◆ **Task directions**:
Restate exactly the lines of the entries below, beginning with the first and ending with the line that holds "const sw = 2.4". Pictures are not copied.

==== Data provided ====

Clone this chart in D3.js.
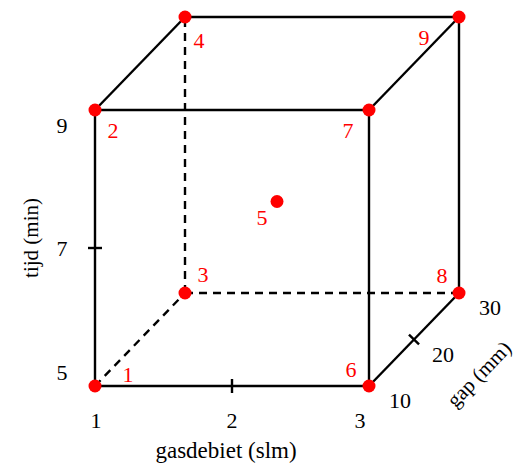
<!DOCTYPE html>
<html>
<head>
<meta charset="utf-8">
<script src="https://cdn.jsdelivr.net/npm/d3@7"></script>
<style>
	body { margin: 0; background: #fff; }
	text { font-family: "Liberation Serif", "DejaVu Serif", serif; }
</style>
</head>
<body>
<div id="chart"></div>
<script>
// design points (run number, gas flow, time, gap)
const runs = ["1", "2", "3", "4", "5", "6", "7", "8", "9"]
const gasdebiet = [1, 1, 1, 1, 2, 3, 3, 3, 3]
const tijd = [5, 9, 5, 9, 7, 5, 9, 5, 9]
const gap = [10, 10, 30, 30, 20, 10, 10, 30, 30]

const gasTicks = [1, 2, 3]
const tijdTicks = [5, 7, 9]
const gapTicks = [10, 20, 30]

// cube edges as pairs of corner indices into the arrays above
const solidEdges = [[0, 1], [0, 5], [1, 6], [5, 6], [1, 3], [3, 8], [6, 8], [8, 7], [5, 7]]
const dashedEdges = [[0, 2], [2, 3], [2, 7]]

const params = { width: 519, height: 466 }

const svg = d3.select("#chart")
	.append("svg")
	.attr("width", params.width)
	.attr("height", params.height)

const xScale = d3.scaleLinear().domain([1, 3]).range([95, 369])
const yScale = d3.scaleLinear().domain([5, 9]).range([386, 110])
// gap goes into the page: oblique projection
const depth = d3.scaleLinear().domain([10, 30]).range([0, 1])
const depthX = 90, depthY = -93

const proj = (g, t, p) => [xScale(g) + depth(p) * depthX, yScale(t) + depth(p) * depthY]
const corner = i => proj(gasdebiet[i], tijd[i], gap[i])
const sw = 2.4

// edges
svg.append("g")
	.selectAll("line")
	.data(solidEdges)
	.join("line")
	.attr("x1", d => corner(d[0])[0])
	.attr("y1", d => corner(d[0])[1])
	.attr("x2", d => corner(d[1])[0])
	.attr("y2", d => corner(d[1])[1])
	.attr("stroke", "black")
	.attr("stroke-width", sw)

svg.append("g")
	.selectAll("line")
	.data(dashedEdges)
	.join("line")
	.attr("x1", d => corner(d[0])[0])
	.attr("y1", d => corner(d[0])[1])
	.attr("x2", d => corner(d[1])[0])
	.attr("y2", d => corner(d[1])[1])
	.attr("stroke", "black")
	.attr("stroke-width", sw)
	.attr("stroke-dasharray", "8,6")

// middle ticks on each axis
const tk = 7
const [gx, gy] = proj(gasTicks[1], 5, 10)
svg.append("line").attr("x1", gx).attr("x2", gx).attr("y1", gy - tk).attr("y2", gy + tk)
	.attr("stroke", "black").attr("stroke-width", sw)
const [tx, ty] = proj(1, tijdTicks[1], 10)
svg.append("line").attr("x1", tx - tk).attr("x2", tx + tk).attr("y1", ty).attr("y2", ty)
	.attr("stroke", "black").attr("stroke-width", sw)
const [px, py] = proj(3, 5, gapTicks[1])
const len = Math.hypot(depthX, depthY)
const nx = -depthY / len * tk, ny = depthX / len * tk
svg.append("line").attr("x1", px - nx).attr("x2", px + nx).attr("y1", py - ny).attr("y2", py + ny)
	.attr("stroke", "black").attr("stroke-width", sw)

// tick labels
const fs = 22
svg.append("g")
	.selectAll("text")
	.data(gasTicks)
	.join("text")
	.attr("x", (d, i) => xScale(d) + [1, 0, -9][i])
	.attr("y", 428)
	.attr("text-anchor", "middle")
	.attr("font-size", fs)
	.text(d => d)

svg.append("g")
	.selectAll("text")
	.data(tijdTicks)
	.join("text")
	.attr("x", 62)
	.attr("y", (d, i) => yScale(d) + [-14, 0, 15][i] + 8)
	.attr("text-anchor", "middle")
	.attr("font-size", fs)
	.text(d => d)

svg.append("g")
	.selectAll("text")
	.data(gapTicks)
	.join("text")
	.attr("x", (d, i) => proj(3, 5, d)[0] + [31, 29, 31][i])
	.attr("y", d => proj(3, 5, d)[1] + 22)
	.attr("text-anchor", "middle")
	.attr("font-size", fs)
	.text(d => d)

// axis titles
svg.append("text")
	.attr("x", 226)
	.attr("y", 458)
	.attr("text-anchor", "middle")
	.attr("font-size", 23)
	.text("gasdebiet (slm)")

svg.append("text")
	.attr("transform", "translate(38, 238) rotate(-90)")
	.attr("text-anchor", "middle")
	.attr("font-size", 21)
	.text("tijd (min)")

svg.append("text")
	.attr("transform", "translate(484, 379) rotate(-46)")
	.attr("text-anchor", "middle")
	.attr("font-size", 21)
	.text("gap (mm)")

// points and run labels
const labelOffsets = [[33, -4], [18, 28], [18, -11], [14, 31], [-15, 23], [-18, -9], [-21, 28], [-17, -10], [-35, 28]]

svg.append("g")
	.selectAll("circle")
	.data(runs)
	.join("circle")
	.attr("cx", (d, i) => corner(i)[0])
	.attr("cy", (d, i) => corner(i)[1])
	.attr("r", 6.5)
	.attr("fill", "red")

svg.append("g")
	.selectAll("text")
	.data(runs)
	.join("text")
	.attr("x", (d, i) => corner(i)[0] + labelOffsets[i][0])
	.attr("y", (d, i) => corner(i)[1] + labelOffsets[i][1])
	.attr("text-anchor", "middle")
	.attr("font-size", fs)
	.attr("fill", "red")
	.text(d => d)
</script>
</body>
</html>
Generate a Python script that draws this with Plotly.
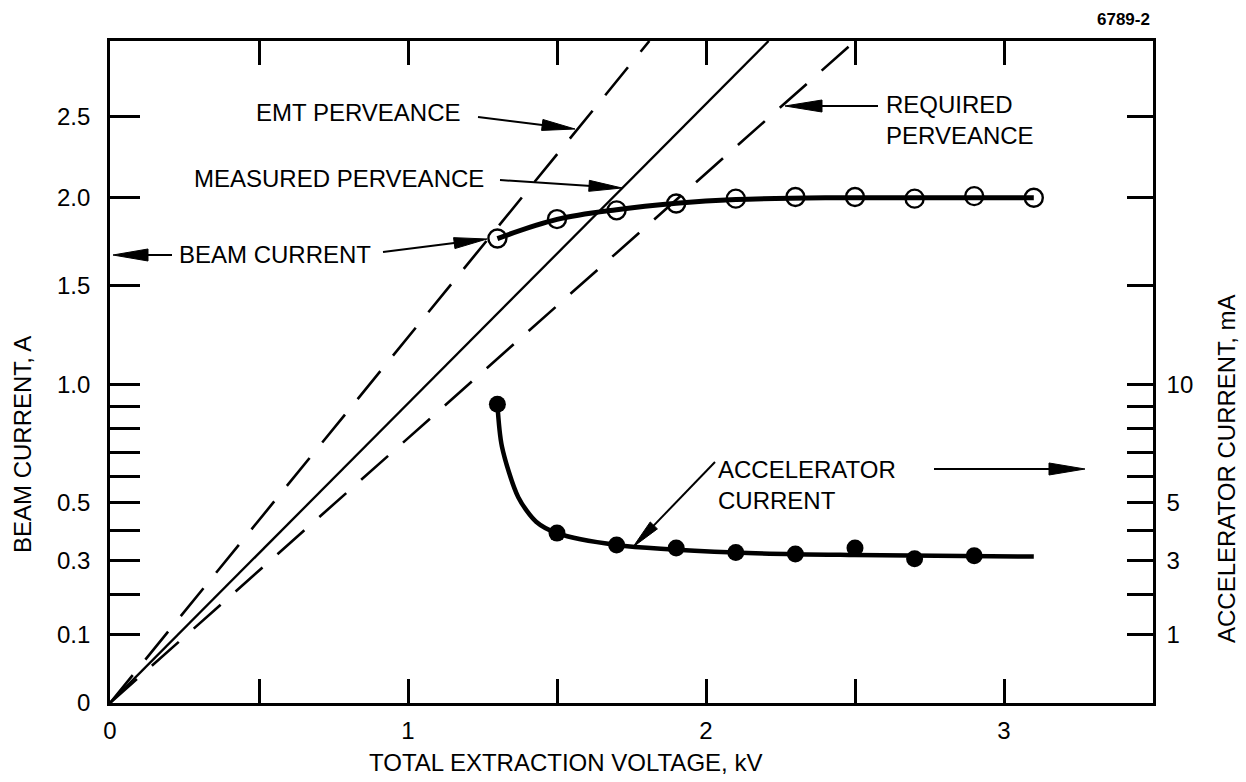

====

◆ **Result below**:
Clone this chart in D3.js.
<!DOCTYPE html>
<html>
<head>
<meta charset="utf-8">
<script src="https://cdn.jsdelivr.net/npm/d3@7"></script>
<style>
	body { margin: 0; background: #fff; }
	text { font-family: "Liberation Serif", "DejaVu Serif", serif; }
</style>
</head>
<body>
<div id="chart"></div>
<script>
// design points (run number, gas flow, time, gap)
const runs = ["1", "2", "3", "4", "5", "6", "7", "8", "9"]
const gasdebiet = [1, 1, 1, 1, 2, 3, 3, 3, 3]
const tijd = [5, 9, 5, 9, 7, 5, 9, 5, 9]
const gap = [10, 10, 30, 30, 20, 10, 10, 30, 30]

const gasTicks = [1, 2, 3]
const tijdTicks = [5, 7, 9]
const gapTicks = [10, 20, 30]

// cube edges as pairs of corner indices into the arrays above
const solidEdges = [[0, 1], [0, 5], [1, 6], [5, 6], [1, 3], [3, 8], [6, 8], [8, 7], [5, 7]]
const dashedEdges = [[0, 2], [2, 3], [2, 7]]

const params = { width: 519, height: 466 }

const svg = d3.select("#chart")
	.append("svg")
	.attr("width", params.width)
	.attr("height", params.height)

const xScale = d3.scaleLinear().domain([1, 3]).range([95, 369])
const yScale = d3.scaleLinear().domain([5, 9]).range([386, 110])
// gap goes into the page: oblique projection
const depth = d3.scaleLinear().domain([10, 30]).range([0, 1])
const depthX = 90, depthY = -93

const proj = (g, t, p) => [xScale(g) + depth(p) * depthX, yScale(t) + depth(p) * depthY]
const corner = i => proj(gasdebiet[i], tijd[i], gap[i])
const sw = 2.4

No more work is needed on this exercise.